Only have a few rules and repeat them often!

Seth and I don’t have a lot of rules for our kids. We have expectations such as you must do your homework every day and you need to study well for tests. We have rules like you need to be kind and respectful to people out in the community. These are a given. Enforcing rules like you can’t drive after 9 pm has not been easy. Thankfully on Friday we can relax with this. If you make your child take driver’s ed, you don’t have to wait until 18 for certain rules. Seth and I did not pick the battle of making Max take driver’s ed. We have a few rules, and we have to be consistent and enforce them regularly or Max will push the boundaries of whatever it is. Our advice to you and ourselves is: have few rules. Repeat them often. Be consistent and follow through with the few meaningful rules that you have. Pick your battles! Safety is a battle we tend to pick.

Just listen!

Seth and I will tell parents this advice a lot. Max wants to vent and talk. He doesn’t tend to want us to dive in and fix his problems. One of the best things we can do is listen and help them figure out what they think. What do they think they should do? I just read that as a therapist we should listen and help our clients to figure out what their gut is telling them. That is similar to parenting. We also teach them how to problem solve if we listen and ask questions rather than telling them what to do. We may know exactly what we want them to do in a situation, but we need to bite our tongue and listen. They will get there.

Be flexible – change is good!

Whether we are talking about switching sports, switching his college focus or adding a new hobby, Max has taught us to be flexible. He may change his mind. Changes are not a bad thing. All Max did was talk about MIT for most of his high school years. As Max did more research about colleges, he found other schools that he likes even better. I also realize that he may change his mind tomorrow and that is okay!

Be his supportive cheerleader!

When we asked Max what we have done right as parents – he told us we are his biggest cheerleaders. We are always there for him. We were at all of his soccer games, football games, and ceremonies. We are always in the audience rooting him on and we do that at home too. We are his supportive cheerleaders, and he really appreciates it. The more we cheer him on the higher he climbs. Who knew that being a high school cheerleader was going to serve me so well as a parent!

Max has taught me so many things!

Be persistent and consistent! Hard work pays off.
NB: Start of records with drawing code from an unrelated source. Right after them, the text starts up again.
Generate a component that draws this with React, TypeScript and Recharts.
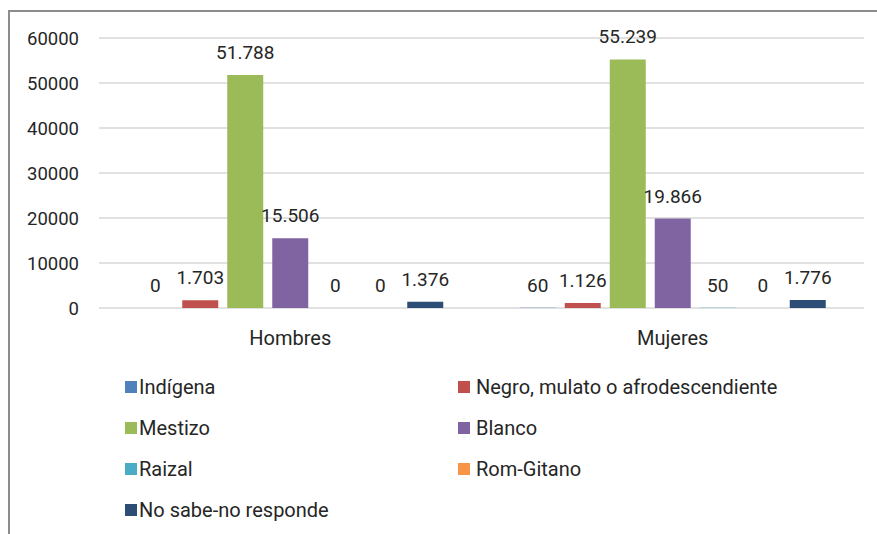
import React from "react";
import { Bar, BarChart, CartesianGrid, LabelList, Legend, XAxis, YAxis } from "recharts";

const grupos = ["Hombres", "Mujeres"];
const yTicks = [0, 10000, 20000, 30000, 40000, 50000, 60000];

const indigena = [0, 60];
const negro = [1703, 1126];
const mestizo = [51788, 55239];
const blanco = [15506, 19866];
const raizal = [0, 50];
const romGitano = [0, 0];
const noSabe = [1376, 1776];

const series = [
  { key: "indigena", name: "Indígena", color: "#4F81BD", values: indigena },
  { key: "negro", name: "Negro, mulato o afrodescendiente", color: "#C0504D", values: negro },
  { key: "mestizo", name: "Mestizo", color: "#9BBB59", values: mestizo },
  { key: "blanco", name: "Blanco", color: "#8064A2", values: blanco },
  { key: "raizal", name: "Raizal", color: "#4BACC6", values: raizal },
  { key: "rom", name: "Rom-Gitano", color: "#F79646", values: romGitano },
  { key: "nosabe", name: "No sabe-no responde", color: "#2C4D75", values: noSabe },
];

const data = grupos.map((g, i) => {
  const row: Record<string, string | number> = { grupo: g };
  series.forEach((s) => {
    row[s.key] = s.values[i];
  });
  return row;
});

const FONT = "Roboto, sans-serif";
const TEXT = "#262626";

const fmt = (v: unknown) => String(v).replace(/\B(?=(\d{3})+(?!\d))/g, ".");

function LegendGrid() {
  return (
    <div
      style={{
        display: "grid",
        gridTemplateColumns: "333px 340px",
        fontFamily: FONT,
        fontSize: 20,
        color: TEXT,
      }}
    >
      {series.map((s, i) => (
        <div key={s.key} style={{ display: "flex", alignItems: "center", height: 41 }}>
          <span
            style={{
              width: 12,
              height: 12,
              background: s.color,
              marginRight: i % 2 === 0 ? 2 : 6,
              display: "inline-block",
              flex: "none",
            }}
          />
          <span style={{ whiteSpace: "nowrap" }}>{s.name}</span>
        </div>
      ))}
    </div>
  );
}

export default function App() {
  return (
    <div style={{ position: "absolute", left: 0, top: 0, width: 877, height: 534, background: "#fff" }}>
      <div style={{ position: "absolute", left: 8, top: 10, width: 869, height: 2, background: "#8c8c8c" }} />
      <div style={{ position: "absolute", left: 8, top: 10, width: 2, height: 524, background: "#8c8c8c" }} />
      <BarChart
        width={877}
        height={534}
        data={data}
        margin={{ top: 38, right: 13, left: 0, bottom: 196 }}
        barCategoryGap="10%"
        barGap={9}
        style={{ position: "absolute", left: 0, top: 0 }}
      >
        <CartesianGrid vertical={false} stroke="#c4c4c4" strokeWidth={1.2} />
        <XAxis
          dataKey="grupo"
          axisLine={false}
          tickLine={false}
          tickMargin={17}
          height={30}
          tick={{ fontSize: 20, fill: TEXT, fontFamily: FONT }}
        />
        <YAxis
          domain={[0, 60000]}
          ticks={yTicks}
          axisLine={false}
          tickLine={false}
          tickMargin={14}
          width={99}
          interval={0}
          tick={{ fontSize: 18.5, fill: TEXT, fontFamily: FONT }}
        />
        <Legend
          layout="horizontal"
          verticalAlign="middle"
          align="center"
          wrapperStyle={{ top: 366, left: 125, width: 690 }}
          content={() => <LegendGrid />}
        />
        {series.map((s) => (
          <Bar
            key={s.key}
            dataKey={s.key}
            name={s.name}
            fill={s.color}
            minPointSize={0.1}
            isAnimationActive={false}
          >
            <LabelList
              dataKey={s.key}
              position="top"
              offset={16}
              formatter={fmt}
              style={{ fontSize: 19, fill: TEXT, fontFamily: FONT }}
            />
          </Bar>
        ))}
      </BarChart>
    </div>
  );
}
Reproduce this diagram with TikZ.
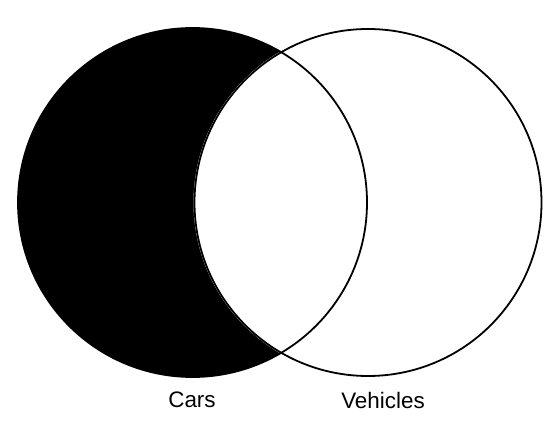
\documentclass[tikz,border=0pt]{standalone}
\usepackage{fontspec}
\setmainfont{Liberation Sans}
\begin{document}
\begin{tikzpicture}[x=1bp,y=-1bp,
  ring/.style={line width=1.8bp,draw=black},
  lbl/.style={font=\fontsize{22.5}{26}\selectfont,inner sep=0pt}]
\useasboundingbox (0,0) rectangle (557,443);
\coordinate (c1) at (192.5,202.5);
\coordinate (c2) at (368,202.5);
\fill[black] (c1) circle[radius=174.5];
\begin{scope}
  \clip (c1) circle[radius=174.5];
  \fill[white] (c2) circle[radius=174.5];
\end{scope}
\draw[ring] (c1) circle[radius=174.5];
\draw[ring] (c2) circle[radius=173.5];
\node[lbl] (cars) at (192,400) {Cars};
\node[lbl] (veh) at (383,400) {Vehicles};
\end{tikzpicture}
\end{document}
He has shown me the results!

Don’t underestimate Max, myself or my other two kids either!

Keep learning to let go!

When he’s ready he will talk. This goes for most people!

Pick your battles and have a few important rules that we repeat often and enforce.

Be a good listener and be flexible! Go with the flow and the changes of my children!

Be supportive and a big cheerleader to Max and our other kids. Seth has told me that is what he needs from me too. Like father like son.

I will keep learning from Max. I will keep watching him learn, grow and soar. I can’t wait to cheerlead for him in his next phase of life. I am very excited to see what Max does in this world. He has great ideas, and I truly believe he will be making a difference. I told him that G-d gave him his amazing brain to go do something with it!